We evaluate each business based on the following 12 “Yes/No” criteria:
- Serves mostly (i.e., at least more than half of the menu) fresh food, prepared from scratch. Does NOT rely primarily on “kits,” which are prepared/partially prepared foods from commercial food services.
- Offers some locally obtained and/or organically produced food and/or wild-caught seafood.
- Offers some pastured animal foods.
- Offers some dishes made with organ meats (liver/paté, sweetbreads, heart, kidney, brains, etc.).
- Cooks (sautés) at least some food in natural fats such as butter, lard, tallow, duck fat, coconut oil, or olive oil; may also use lard, duck fat, or tallow for frying.
- Makes own bone broths/stocks for use in soups, stews, gravies, and sauces (does NOT use canned broth or powdered soup bases).
- Makes most of its own seasoning mixes (does NOT use flavoring packets or MSG).
- Makes all or some of its own salad dressings using olive oil or cold-pressed sesame oil.
- Offers genuine sourdough bread.
- Offers at least some lacto-fermented beverages (such as kombucha or kvass).
- Offers at least some lacto-fermented condiments.
- Offers at least some desserts made in house with natural sweeteners (e.g., raw honey, maple syrup, molasses, date sugar, etc.).
Who rates the businesses?
Volunteer raters are those WAPF members who are knowledgeable about our dietary principles, recommended farming practices and preparation methods; they will rate establishments in their area and submit these ratings to the 12 Spoons site via a simple web-based form.
How are raters selected?
12 Spoons site moderator/blogger Monica Corrado (a teaching chef and WAPF honorary board member) vets each applicant to ensure they have a good basic understanding of the criteria.
How can I see the ratings?
Use of the 12 Spoons Guide is a free perk with membership in the Weston A. Price Foundation.
- Join WAPF at westonaprice.org/why-join, if you haven’t already.
- Have your WAPF username and password handy (use forgot password link at westonaprice.org if you need to).
- Click the big red “Join” button at the top right of the 12 Spoons site header.
- Create a 12 Spoons username, enter the email address you’d like to associate with your 12 Spoons account, and enter your WAPF username and password (the 12Spoons site will check your WAPF credentials against the WAPF database to make sure you’re a WAPF member).
- Check your email for a link to set your 12 Spoons password.

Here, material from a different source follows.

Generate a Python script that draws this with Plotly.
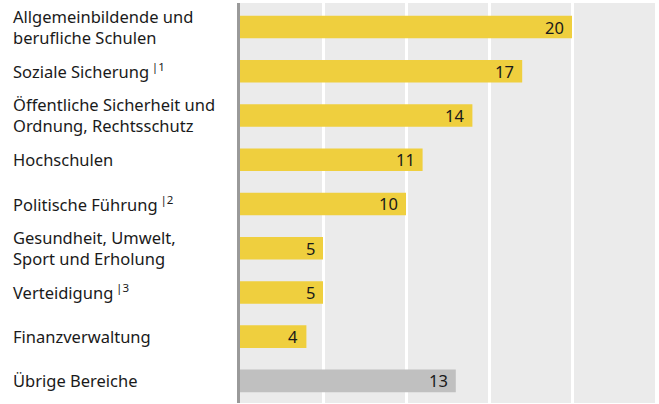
import plotly.graph_objects as go

# Kategorien (von oben nach unten) und Werte
categories = [
    "Allgemeinbildende und<br>berufliche Schulen",
    "Soziale Sicherung\u2009<sup>|1</sup>",
    "Öffentliche Sicherheit und<br>Ordnung, Rechtsschutz",
    "Hochschulen",
    "Politische Führung\u2009<sup>|2</sup>",
    "Gesundheit, Umwelt,<br>Sport und Erholung",
    "Verteidigung\u2009<sup>|3</sup>",
    "Finanzverwaltung",
    "Übrige Bereiche",
]
values = [20, 17, 14, 11, 10, 5, 5, 4, 13]
bar_colors = ["#EFCF3E"] * 8 + ["#C0C0C0"]

FONT = "Noto Sans"

fig = go.Figure()
fig.add_trace(
    go.Bar(
        x=values,
        y=categories,
        orientation="h",
        width=0.51,
        marker=dict(color=bar_colors, line=dict(width=0)),
        hoverinfo="skip",
    )
)

# Werte rechtsbündig in den Balken
for cat, v in zip(categories, values):
    fig.add_annotation(
        x=v, y=cat, xref="x", yref="y",
        text=str(v), showarrow=False,
        xanchor="right", xshift=-6,
        font=dict(family=FONT, size=16.5, color="#1a1a1a"),
    )

# Kategorienbeschriftung linksbündig
for cat in categories:
    fig.add_annotation(
        x=-0.552, y=cat, xref="paper", yref="y",
        text=cat, showarrow=False,
        xanchor="left", align="left",
        font=dict(family=FONT, size=16.5, color="#1a1a1a"),
    )

fig.update_layout(
    width=659, height=404,
    margin=dict(l=240, r=4, t=3, b=1),
    paper_bgcolor="white",
    plot_bgcolor="#EBEBEB",
    showlegend=False,
    bargap=0.49,
    xaxis=dict(
        range=[0, 25], dtick=5, showticklabels=False,
        showgrid=True, gridcolor="white", gridwidth=2.5,
        zeroline=False, fixedrange=True,
    ),
    yaxis=dict(
        autorange="reversed", showticklabels=False,
        showgrid=False, zeroline=False,
        showline=True, linecolor="#9A9A9A", linewidth=3,
        fixedrange=True,
    ),
)

fig.write_html(
    "out.html",
    config={"displayModeBar": False},
    post_script="document.body.style.margin='0';",
)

- Use the password to login and complete your 12 Spoons profile. Now you can start searching for restaurants and commenting on listings!
How can I volunteer to be a rater?
If you are already a WAPF member, first join the 12 Spoons site for free as described above. On the site, familiarize yourself with our 12 criteria. From your Profile page, click “Apply to Become a Rater” to send an email to the site moderator. Once approved, you’ll have access to a short training guide that will have you rating businesses in no time.
Meanwhile, start looking around your neighborhood to decide which establishments to rate. The website has a handy form you can take to any restaurant, carryout, or food truck you visit, to help you take notes and ask questions. You’re also welcome to rate catering services and community supported kitchens (CSKs).
How can I suggest a business be rated?
As of this writing, we don’t have a mechanism for this, because we have members all over the country, and as a new site just starting out we have only a few volunteer raters. If we were to accept suggestions, they might languish for a long time before we had a rater in the area who could check it out. For now, if you’d like to see a business rated, volunteer to be a rater and do it yourself. See above for how you can volunteer.